A formal review might take place every three to five years or when a significant event occurs, such as the sale of a business, relocation of a beneficiary, birth of a new family branch or major tax-law change.

The review should examine administration, investment performance, distributions, tax compliance, trustee suitability and whether the original purpose remains relevant.

Regular review does not mean constantly rewriting the founder’s intentions. It ensures that the structure continues to achieve them under current conditions.

What Is Worth Paying For?

Cross-border legal and tax advice is worth the cost when family members, trustees or assets are connected to more than one jurisdiction. Separate advisers may be required because one lawyer cannot reliably advise on every country involved.

A professional trustee can be worthwhile where assets are substantial, family relationships are complicated or the structure is expected to outlive the people who created it. The family should understand the fee schedule, investment arrangements and process for replacing the trustee.

Independent valuation is important when transferring private-company shares, property or other hard-to-price assets. An aggressive valuation may create immediate tax savings but expose the family to penalties and disputes later.

Governance facilitation and beneficiary education may also provide value when they produce clear decision-making rather than ceremonial family meetings.

The objective is not to acquire the most elaborate collection of advisers. It is to ensure that legal drafting, tax treatment, investment management and family governance support the same plan.

What May Be Unnecessary

A dynasty trust may be excessive where the estate is unlikely to face material transfer tax, the assets are straightforward and the family’s primary need can be met through a will, insurance, lifetime gifts or a conventional trust of limited duration.

Complex offshore structures may also be unnecessary when the family and assets remain in one country. Additional jurisdictions bring fees, reporting duties and the risk of inconsistent tax treatment.

Families should resist paying for perpetual duration as though longevity were inherently valuable.

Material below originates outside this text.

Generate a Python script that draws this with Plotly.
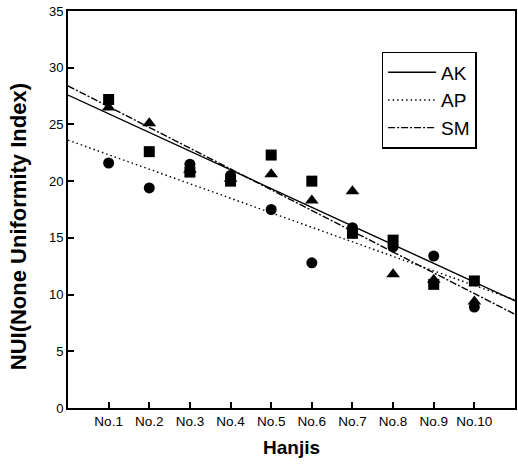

A trust lasting 100 years is not automatically better than one that terminates when beneficiaries reach an appropriate age or when a family business is sold.

Multiple layers of companies, partnerships, foundations and trusts should each have a clear purpose. Complexity that exists only to appear sophisticated can make administration more expensive and mistakes more likely.

A Better Planning Framework

Begin by defining the problem. Is the family trying to reduce transfer tax, preserve a business, protect a vulnerable beneficiary, manage assets professionally or prevent an immediate outright inheritance?

Map every relevant jurisdiction. Record the current and plausible future residence of settlors and beneficiaries, the location of assets and the proposed place of administration.

Model the tax consequences of establishing, funding, holding and distributing from the trust. Consider income, capital gains, estate, gift, inheritance and generation-skipping taxes rather than focusing on one headline exemption.

Decide how much control the founder genuinely needs to retain. Extensive retained powers may feel reassuring but can weaken asset protection or cause the trust to be treated as the founder’s property.

Choose trustees for competence and continuity, then establish a realistic process for removal, succession and oversight.

Draft distribution principles that are clear enough to guide trustees but flexible enough to accommodate future circumstances. Add mechanisms for modification, migration and termination.

Finally, explain the structure to the family. A technically perfect trust introduced as a fait accompli can generate the conflict it was intended to prevent.

A dynasty trust can preserve ownership and provide a disciplined structure for family wealth, but it cannot guarantee family unity, investment success or responsible behaviour. Its value lies in combining legal continuity with adaptable governance. The strongest structures are not those designed to last forever at any cost. They are those capable of changing when tax law, family circumstances and the purpose of the wealth change with them.